Why is this For loop not not the same as this While loop in Bash?

Question

Okay, so I'm trying to parse a file that outputs in columns what I need in rows, and I can't get this while loop to work, and I'm really stumped.

Interestingly, doing almost the exact same thing with a for loop does work. Can someone please explain what's going on here?

This...

e=""
for f in 1 2 3
do 
    echo $f 
    e="$e.$f"
done
echo $e

Outputs:

1
2
3
.1.2.3

But this...

e=""
echo "1
2
3" | while read f
do 
    echo $f 
    e="$e.$f"
done
echo $e

Outputs:

1
2
3

Clearly both loops have 1, 2, or 3 in $f when they get to e="$e.$f", so what the heck is going on that the second one doesn't work?

Answer 1

I can't tell you how many times I've had to pull this bug out of someone's code.

Basically the pipe generates a forked process. e is set in the forked process, but when that terminates (at the end of the wile loop) the parent process does not know that e has changed. In short, never set a variable in a command involving a pipe. It will not be set when the pipe finishes. Shorter... Don't use pipes if they can be avoided.

e=''
while read f
do
  echo $f
  e="$e.$f"
done << EOF
1
2
3
EOF
echo $e

Answer 2

As the while read... done is part of a pipeline, it gets its own forked process image just like other binaries (that's called a subshell). (The confusing part is that it's written in shell, but nevertheless it isn't executed as part of the current shell process.) That's why the variables won't get updates.
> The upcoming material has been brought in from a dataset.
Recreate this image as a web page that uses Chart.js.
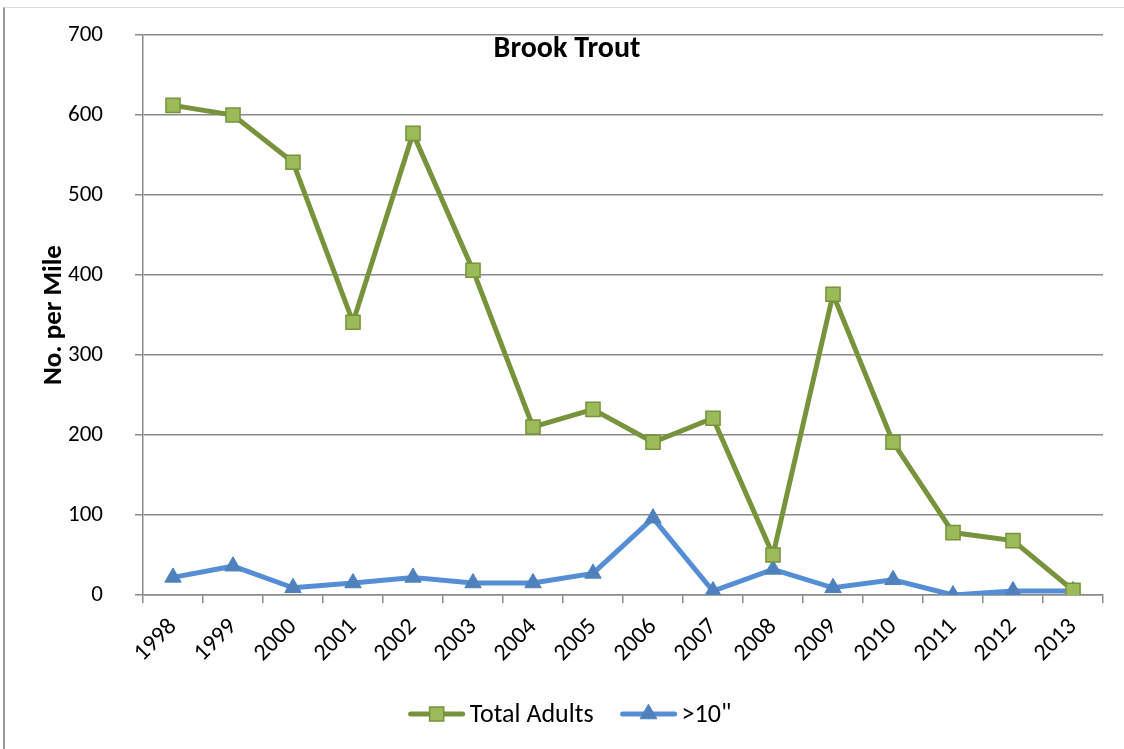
<!DOCTYPE html>
<html lang="en">
  <head>
    <meta charset="UTF-8" />
    <script src="https://cdn.jsdelivr.net/npm/chart.js"></script>
    <title>Brook Trout</title>
    <style>
      html, body { margin: 0; padding: 0; background: #fff; overflow: hidden; }
      .frame {
        position: absolute; left: 3px; top: 7px; width: 1200px; height: 800px;
        border-left: 2px solid #9a9a9a; border-top: 1px solid #dcdcdc;
      }
      .wrap { position: absolute; left: 0; top: 0; width: 1124px; height: 749px; }
    </style>
  </head>
  <body>
    <div class="frame"></div>
    <div class="wrap"><canvas id="myChart"></canvas></div>
    <script>
      // chart data
      const years = ['1998', '1999', '2000', '2001', '2002', '2003', '2004', '2005',
                     '2006', '2007', '2008', '2009', '2010', '2011', '2012', '2013'];
      const totalAdults = [612, 600, 541, 341, 577, 406, 210, 232, 191, 221, 50, 376, 191, 78, 68, 6];
      const over10 = [22, 36, 9, 15, 22, 15, 15, 27, 96, 5, 32, 9, 19, 0, 5, 5];
      const yTicks = [0, 100, 200, 300, 400, 500, 600, 700];

      const FONT = "Carlito, Lato, 'Liberation Sans', sans-serif";
      const gridColor = '#8a8a8a';

      // title drawn inside the plot area, like the original
      const titlePlugin = {
        id: 'innerTitle',
        afterDraw(chart) {
          const ctx = chart.ctx;
          ctx.save();
          ctx.font = "bold 30px " + FONT;
          ctx.fillStyle = '#000';
          ctx.textAlign = 'center';
          ctx.textBaseline = 'alphabetic';
          ctx.fillText('Brook Trout', 567, 57);
          ctx.restore();
        }
      };

      // legend with a line segment and marker per series
      const lineLegend = {
        id: 'lineLegend',
        afterDraw(chart) {
          const ctx = chart.ctx;
          const sets = chart.data.datasets;
          const segW = 56, gapText = 5, gapItem = 27;
          ctx.save();
          ctx.font = "26px " + FONT;
          let total = 0;
          sets.forEach((ds, i) => {
            total += segW + gapText + ctx.measureText(ds.label).width;
            if (i < sets.length - 1) total += gapItem;
          });
          let x = 570 - total / 2;
          const y = 714;
          sets.forEach((ds) => {
            ctx.strokeStyle = ds.borderColor;
            ctx.lineWidth = ds.borderWidth;
            ctx.lineCap = 'round';
            ctx.beginPath();
            ctx.moveTo(x + 2, y);
            ctx.lineTo(x + segW - 2, y);
            ctx.stroke();
            ctx.fillStyle = ds.pointBackgroundColor;
            ctx.strokeStyle = ds.pointBorderColor;
            ctx.lineWidth = ds.pointBorderWidth;
            Chart.helpers.drawPoint(ctx, {
              pointStyle: ds.pointStyle,
              radius: ds.pointRadius,
              borderWidth: ds.pointBorderWidth
            }, x + segW / 2, y);
            x += segW + gapText;
            ctx.fillStyle = '#000';
            ctx.textAlign = 'left';
            ctx.textBaseline = 'middle';
            ctx.fillText(ds.label, x, y + 1);
            x += ctx.measureText(ds.label).width + gapItem;
          });
          ctx.restore();
        }
      };

      const ctx = document.getElementById('myChart').getContext('2d');
      new Chart(ctx, {
        type: 'line',
        data: {
          labels: years,
          datasets: [{
            label: 'Total Adults',
            data: totalAdults,
            borderColor: '#77933C',
            borderWidth: 5,
            pointStyle: 'rect',
            pointRadius: 10,
            pointBackgroundColor: '#9BBB59',
            pointBorderColor: '#77933C',
            pointBorderWidth: 1.5,
            tension: 0
          }, {
            label: '>10"',
            data: over10,
            borderColor: '#558ED5',
            borderWidth: 5,
            pointStyle: 'triangle',
            pointRadius: 9.5,
            pointBackgroundColor: '#4F81BD',
            pointBorderColor: '#4F81BD',
            pointBorderWidth: 1,
            tension: 0
          }]
        },
        options: {
          responsive: true,
          maintainAspectRatio: false,
          animation: false,
          layout: { padding: { left: 0, right: 21, top: 35, bottom: 0 } },
          plugins: {
            legend: { display: false },
            title: { display: false },
            tooltip: { enabled: false }
          },
          scales: {
            x: {
              offset: true,
              grid: {
                offset: true,
                drawOnChartArea: false,
                color: gridColor,
                lineWidth: 1.5,
                tickLength: 8
              },
              border: { color: gridColor, width: 1.5 },
              ticks: {
                minRotation: 45,
                maxRotation: 45,
                color: '#000',
                padding: 10,
                font: { family: FONT, size: 24 }
              },
              afterFit(scale) { scale.height = 154; }
            },
            y: {
              min: 0,
              max: 700,
              afterBuildTicks(scale) { scale.ticks = yTicks.map(v => ({ value: v })); },
              grid: {
                color: gridColor,
                lineWidth: 1.5,
                tickLength: 8
              },
              border: { color: gridColor, width: 1.5 },
              ticks: {
                color: '#000',
                padding: 32,
                font: { family: FONT, size: 23 }
              },
              title: {
                display: true,
                text: 'No. per Mile',
                color: '#000',
                font: { family: FONT, size: 27, weight: 'bold' },
                padding: { top: 38, bottom: 0 }
              },
              afterFit(scale) {
                scale.width = 143;
                scale.paddingTop = 0;
                scale.paddingBottom = 0;
              }
            }
          }
        },
        plugins: [titlePlugin, lineLegend]
      });
    </script>
  </body>
</html>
as a workaround, you can alway do something like this (uses bashisms):

while read line
do
    blablabla
done < <(echo "1 2 3")

Here, you avoid setting up a pipeline, and so the while...done shell code is executed as part of your current script.

Answer 3

pipe will be executed in a sub-shell. so the variable e was not changed after the piped command execution.

Answer 4

I'm guessing this is a difference in the scope of the variables. When you pipe your echo statement into the while statement, the global e is not in its scope, so it prints the f and sets a new variable e. When the while loop exits, the global e has not changed. Hence your statement echo $e prints nothing.